Im Fall «Denise Nussbaumer», den der Beobachter publik machte, gibt es einerseits ein kirchenrechtliches Verfahren, das jetzt in Rom läuft. Ich könnte mir durchaus vorstellen, dass auch administrative Untersuchungen ein geeignetes Instrument sein können. Das muss von Seiten der staatskirchenrechtlichen Körperschaften gefordert werden.

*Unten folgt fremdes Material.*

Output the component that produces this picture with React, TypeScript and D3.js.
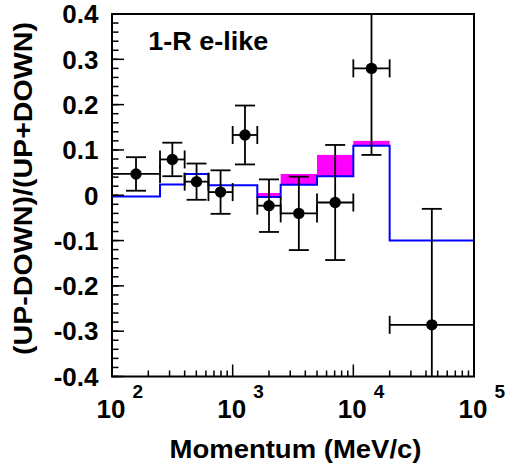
import React from "react";
import * as d3 from "d3";

// Bin edges (MeV/c)
const binEdges = [100, 250, 400, 630, 1000, 1600, 2500, 5000, 10000, 20000, 100000];
// Data: (UP-DOWN)/(UP+DOWN) and its error
const dataAsym = [0.047, 0.079, 0.030, 0.007, 0.133, -0.023, -0.040, -0.016, 0.280, -0.286];
const dataErr = [0.037, 0.037, 0.040, 0.048, 0.065, 0.058, 0.081, 0.127, 0.191, 0.256];
// MC expectation (blue line) and upper edge of magenta band
const mcLow = [-0.003, 0.024, 0.047, 0.022, 0.022, -0.004, 0.023, 0.042, 0.109, -0.1];
const mcHigh = [-0.003, 0.024, 0.047, 0.022, 0.022, 0.005, 0.047, 0.089, 0.12, -0.1];
// Axis ticks
const yTickValues = [-0.4, -0.3, -0.2, -0.1, 0, 0.1, 0.2, 0.3, 0.4];
const yTickLabels = ["-0.4", "-0.3", "-0.2", "-0.1", "0", "0.1", "0.2", "0.3", "0.4"];
const xDecades = [2, 3, 4, 5];

const W = 507;
const H = 473;
const L = 112, R = 474, T = 14, B = 376.5;
const FONT = "'Liberation Sans', Arial, Helvetica, sans-serif";

export default function App() {
  const x = d3.scaleLog().domain([100, 100000]).range([L, R]);
  const y = d3.scaleLinear().domain([-0.4, 0.4]).range([B, T]);

  const stepPts: [number, number][] = mcLow.map((v, i) => [binEdges[i], v]);
  stepPts.push([binEdges[binEdges.length - 1], mcLow[mcLow.length - 1]]);
  const stepLine = d3
    .line<[number, number]>()
    .x((d) => x(d[0]))
    .y((d) => y(d[1]))
    .curve(d3.curveStepAfter);

  const yMinor = d3.range(-0.4, 0.4001, 0.02);
  const xMinor: number[] = [];
  for (let e = 2; e < 5; e++) for (let m = 2; m <= 9; m++) xMinor.push(m * Math.pow(10, e));

  const clampY = (v: number) => Math.max(T, Math.min(B, y(v)));
  const capW = 10;
  const capH = 9;

  return (
    <svg
      width={W}
      height={H}
      style={{ position: "absolute", left: 0, top: 0, background: "#fff" }}
      fontFamily={FONT}
    >
      <rect x={0} y={0} width={W} height={H} fill="#fff" />
      {/* magenta band */}
      {mcLow.map((lo, i) =>
        mcHigh[i] > lo ? (
          <rect
            key={"m" + i}
            x={x(binEdges[i])}
            y={y(mcHigh[i])}
            width={x(binEdges[i + 1]) - x(binEdges[i])}
            height={y(lo) - y(mcHigh[i])}
            fill="#ff00ff"
          />
        ) : null
      )}
      {/* blue MC line */}
      <path d={stepLine(stepPts) || ""} fill="none" stroke="#0000ff" strokeWidth={2} />

      {/* data points */}
      {dataAsym.map((v, i) => {
        const x0 = x(binEdges[i]);
        const x1 = x(binEdges[i + 1]);
        const xc = x(Math.sqrt(binEdges[i] * binEdges[i + 1]));
        const yc = y(v);
        const top = v + dataErr[i];
        const bot = v - dataErr[i];
        const yt = clampY(top);
        const yb = clampY(bot);
        return (
          <g key={"d" + i} stroke="#000" strokeWidth={1.8}>
            <line x1={x0} x2={x1} y1={yc} y2={yc} />
            <line x1={x0} x2={x0} y1={yc - capH} y2={yc + capH} />
            <line x1={x1} x2={x1} y1={yc - capH} y2={yc + capH} />
            <line x1={xc} x2={xc} y1={yt} y2={yb} />
            {top <= 0.4 && <line x1={xc - capW} x2={xc + capW} y1={yt} y2={yt} />}
            {bot >= -0.4 && <line x1={xc - capW} x2={xc + capW} y1={yb} y2={yb} />}
            <circle cx={xc} cy={yc} r={5.7} fill="#000" stroke="none" />
          </g>
        );
      })}

      {/* frame */}
      <rect x={L} y={T} width={R - L} height={B - T} fill="none" stroke="#000" strokeWidth={2} />

      {/* y ticks */}
      {yMinor.map((v, i) => (
        <line key={"ym" + i} x1={L} x2={L + 6.5} y1={y(v)} y2={y(v)} stroke="#000" strokeWidth={1.5} />
      ))}
      {yTickValues.map((v, i) => (
        <g key={"yt" + i}>
          <line x1={L} x2={L + 12} y1={y(v)} y2={y(v)} stroke="#000" strokeWidth={1.5} />
          <text
            x={98.5}
            y={y(v) + 9.3}
            textAnchor="end"
            fontSize={26}
            fontWeight="bold"
            fill="#000"
          >
            {yTickLabels[i]}
          </text>
        </g>
      ))}

      {/* x ticks */}
      {xMinor.map((v, i) => (
        <line key={"xm" + i} x1={x(v)} x2={x(v)} y1={B} y2={B - 6} stroke="#000" strokeWidth={1.5} />
      ))}
      {xDecades.map((e) => {
        const px = x(Math.pow(10, e));
        return (
          <g key={"xd" + e}>
            <line x1={px} x2={px} y1={B} y2={B - 12} stroke="#000" strokeWidth={1.5} />
            <text x={px - 1} y={417.7} textAnchor="middle" fontSize={26} fontWeight="bold" fill="#000">
              10
            </text>
            <text x={px + 20.5} y={398.3} textAnchor="start" fontSize={19} fontWeight="bold" fill="#000">
              {String(e)}
            </text>
          </g>
        );
      })}

      {/* label */}
      <text
        x={148.3}
        y={50}
        fontSize={26}
        fontWeight="bold"
        fill="#000"
        textLength={120}
        lengthAdjust="spacingAndGlyphs"
      >
        1-R e-like
      </text>

      {/* axis titles */}
      <text
        x={295.5}
        y={458.3}
        textAnchor="middle"
        fontSize={25}
        fontWeight="bold"
        fill="#000"
        textLength={252}
        lengthAdjust="spacingAndGlyphs"
      >
        Momentum (MeV/c)
      </text>
      <text
        transform="translate(31.7,188.5) rotate(-90)"
        textAnchor="middle"
        fontSize={25}
        fontWeight="bold"
        fill="#000"
        textLength={333}
        lengthAdjust="spacingAndGlyphs"
      >
        (UP-DOWN)/(UP+DOWN)
      </text>
    </svg>
  );
}
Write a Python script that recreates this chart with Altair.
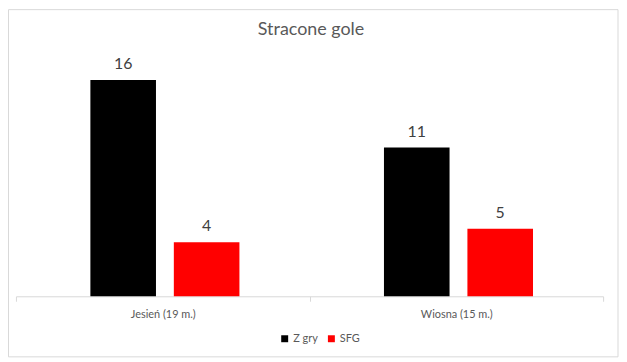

Wie das konkret umzusetzen ist, müsste noch geklärt werden.
Wie war das für Sie aus den Medien zu erfahren, dass der amtierende Bischof von Basel, Ihr Partner im dualen System, Verfahrensfehler gemacht hat?
Es hat mich erschüttert, dass Fehler gemacht worden sind, wo das Vorgehen seit 2001 feststeht.
Wie partnerschaftlich ist diese mangelhafte Transparenz in der Kommunikation zwischen den Partnern?
Das ist kein Zeichen von Partnerschaft. Diese Partnerschaft ist nach wie vor eine grosse Herausforderung sowohl auf lokaler Ebene, kantonaler wie auf schweizerischer Ebene. Es ist eine Frage des Vertrauens, dass man da wirklich gemeinsam unterwegs ist.
Lässt sich hier mehr Transparenz einfordern?
Wir können sie einfordern, indem wir gemeinsam Druck machen, als staatskirchenrechtliche Behörden des Bistums. Wenn das einzelne tun, wird das wenig bewirken.